- Exercise objective
Copy every line, exactly and only, from the line containing "The picture is" to the line containing "macro_f1 = [79.5, 79.8, 79.6, 78.5]", both lines included.

--- Supplied information ---

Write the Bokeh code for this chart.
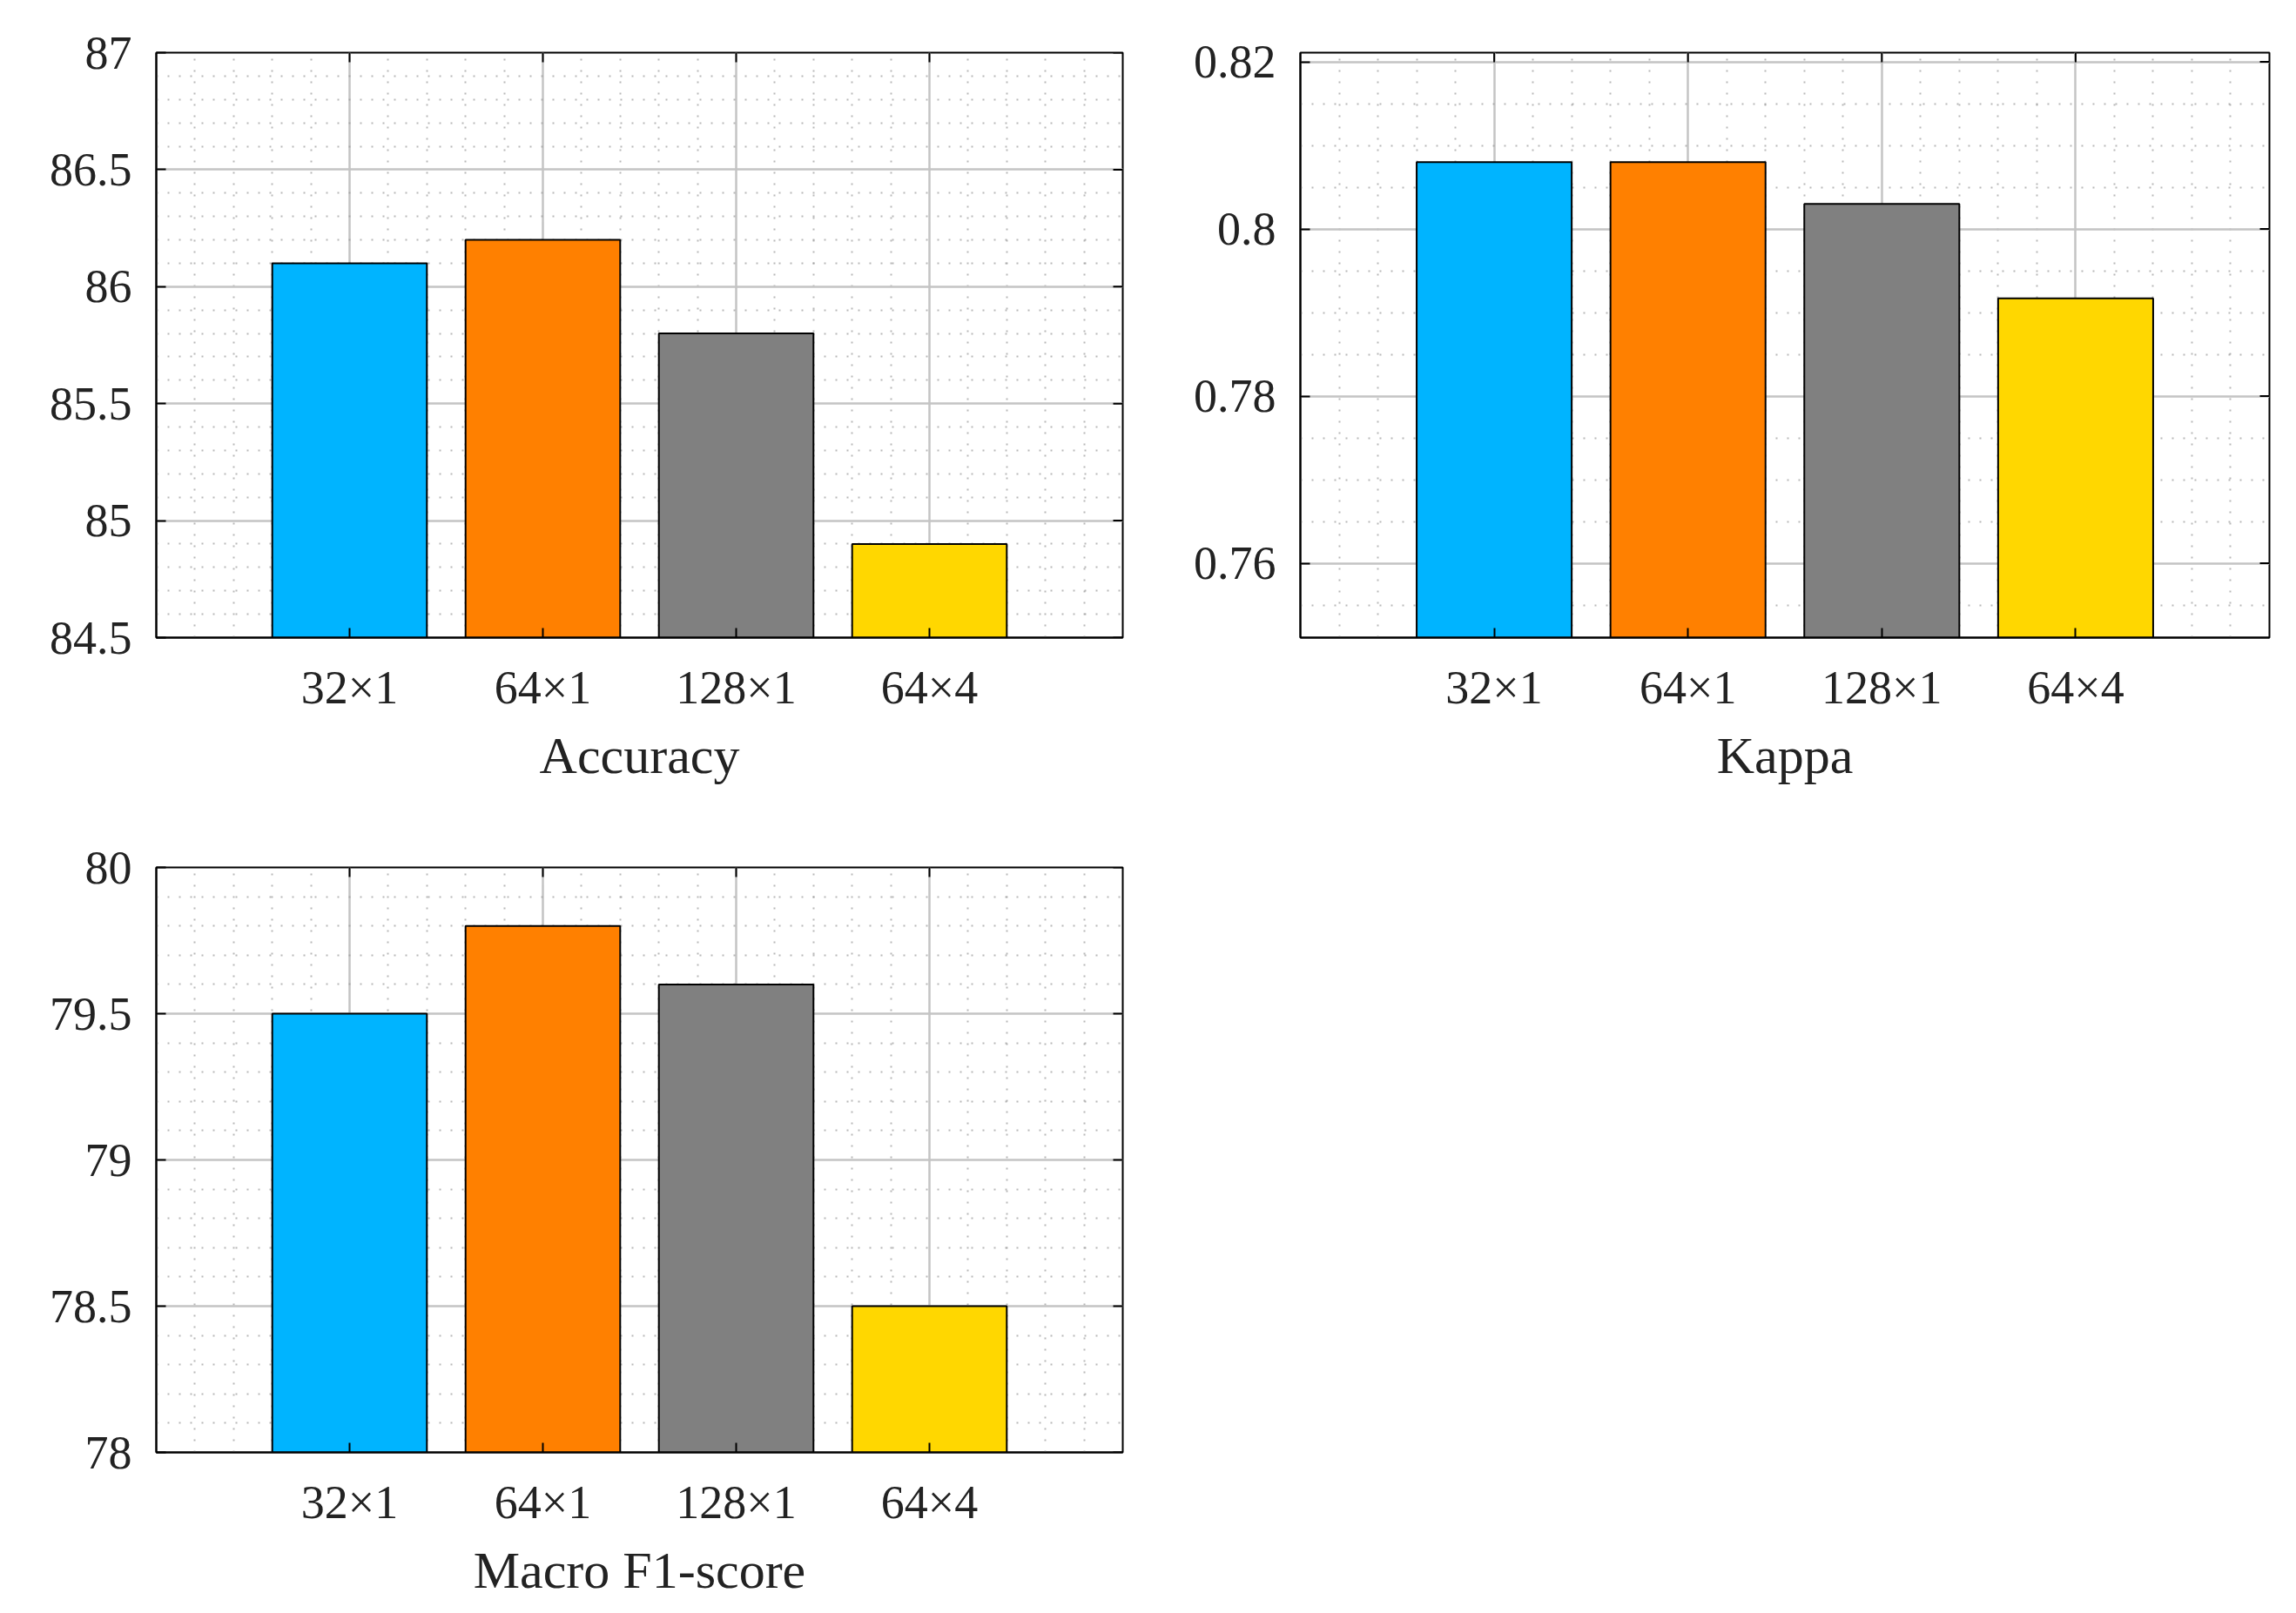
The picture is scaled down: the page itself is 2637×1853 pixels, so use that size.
import math
from bokeh.plotting import figure
from bokeh.models import FixedTicker, Range1d
from bokeh.layouts import column, row
from bokeh.embed import file_html
from bokeh.resources import INLINE

# ---- data ----
categories = ["32×1", "64×1", "128×1", "64×4"]
bar_colors = ["#00B4FF", "#FF8000", "#808080", "#FFD700"]

accuracy = [86.1, 86.2, 85.8, 84.9]
kappa = [0.808, 0.808, 0.803, 0.7917]
macro_f1 = [79.5, 79.8, 79.6, 78.5]

acc_ticks = [84.5, 85, 85.5, 86, 86.5, 87]
acc_tick_labels = ["84.5", "85", "85.5", "86", "86.5", "87"]
kappa_ticks = [0.76, 0.78, 0.80, 0.82]
kappa_tick_labels = ["0.76", "0.78", "0.8", "0.82"]
f1_ticks = [78, 78.5, 79, 79.5, 80]
f1_tick_labels = ["78", "78.5", "79", "79.5", "80"]

acc_range = (84.5, 87.0)
kappa_range = (0.7511, 0.8211)
f1_range = (78.0, 80.0)

FONT = "Liberation Serif"
TXT = "#222222"
TICK_PX = 11


def minor_list(lo, hi, step, majors):
    k0 = math.ceil(lo / step - 1e-6)
    k1 = math.floor(hi / step + 1e-6)
    vals = [round(k * step, 6) for k in range(k0, k1 + 1)]
    return [v for v in vals if all(abs(v - m) > 1e-9 for m in majors)]


def make(values, label, yr, yticks, ylabels, ystep, bl, bt, br, bb, fw=1110, fh=672):
    n = len(categories)
    xpos = [i + 1 for i in range(n)]
    xr = (0, n + 1)
    p = figure(output_backend="svg", toolbar_location=None,
               frame_width=fw, frame_height=fh,
               min_border_left=bl, min_border_top=bt,
               min_border_right=br, min_border_bottom=bb,
               x_range=Range1d(*xr), y_range=Range1d(*yr))
    p.background_fill_color = "white"
    p.border_fill_color = "white"
    p.outline_line_color = "black"
    p.outline_line_width = 2

    p.vbar(x=xpos, top=values, bottom=yr[0], width=0.8,
           fill_color=bar_colors, line_color="black", line_width=2)

    # box ticks on top and right edges (inward), from the tick lists
    dy = TICK_PX / fh * (yr[1] - yr[0])
    dx = TICK_PX / fw * (xr[1] - xr[0])
    p.segment(x0=xpos, y0=[yr[1]] * n, x1=xpos, y1=[yr[1] - dy] * n,
              line_color="black", line_width=2)
    p.segment(x0=[xr[1]] * len(yticks), y0=yticks,
              x1=[xr[1] - dx] * len(yticks), y1=yticks,
              line_color="black", line_width=2)

    xminor = minor_list(xr[0], xr[1], 0.2, xpos)
    yminor = minor_list(yr[0], yr[1], ystep, yticks)
    xt = FixedTicker(ticks=xpos, minor_ticks=xminor)
    yt = FixedTicker(ticks=yticks, minor_ticks=yminor)

    xa = p.xaxis[0]
    ya = p.yaxis[0]
    xa.ticker = xt
    ya.ticker = yt
    xa.major_label_overrides = {x: c for x, c in zip(xpos, categories)}
    ya.major_label_overrides = {t: s for t, s in zip(yticks, ylabels)}
    xa.axis_label = label

    for ax in (xa, ya):
        ax.major_label_text_font = FONT
        ax.major_label_text_font_size = "54px"
        ax.major_label_text_color = TXT
        ax.axis_label_text_font = FONT
        ax.axis_label_text_font_size = "60px"
        ax.axis_label_text_font_style = "normal"
        ax.axis_label_text_color = TXT
        ax.axis_line_color = "black"
        ax.axis_line_width = 2
        ax.major_tick_in = TICK_PX
        ax.major_tick_out = 0
        ax.major_tick_line_color = "black"
        ax.major_tick_line_width = 2
        ax.minor_tick_in = 0
        ax.minor_tick_out = 0
    xa.major_label_standoff = 27
    xa.axis_label_standoff = 12
    ya.major_label_standoff = 28

    for g in (p.xgrid[0], p.ygrid[0]):
        g.grid_line_color = "#c4c4c4"
        g.grid_line_width = 2.5
        g.minor_grid_line_color = "#9a9a9a"
        g.minor_grid_line_width = 2
        g.minor_grid_line_alpha = 0.7
        g.minor_grid_line_dash = "2 11"
    return p


p1 = make(accuracy, "Accuracy", acc_range, acc_ticks, acc_tick_labels, 0.1,
          179, 60, 20, 190)
p2 = make(kappa, "Kappa", kappa_range, kappa_ticks, kappa_tick_labels, 0.005,
          184, 60, 12, 190, fw=1113)
p3 = make(macro_f1, "Macro F1-score", f1_range, f1_ticks, f1_tick_labels, 0.1,
          179, 74, 20, 160)

layout = column(row(p1, p2, spacing=0), p3, spacing=0)
layout.background = "white"

open("out.html", "w").write(file_html(layout, INLINE))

---

- Written answer
The picture is scaled down: the page itself is 2637×1853 pixels, so use that size.
import math
from bokeh.plotting import figure
from bokeh.models import FixedTicker, Range1d
from bokeh.layouts import column, row
from bokeh.embed import file_html
from bokeh.resources import INLINE

# ---- data ----
categories = ["32×1", "64×1", "128×1", "64×4"]
bar_colors = ["#00B4FF", "#FF8000", "#808080", "#FFD700"]

accuracy = [86.1, 86.2, 85.8, 84.9]
kappa = [0.808, 0.808, 0.803, 0.7917]
macro_f1 = [79.5, 79.8, 79.6, 78.5]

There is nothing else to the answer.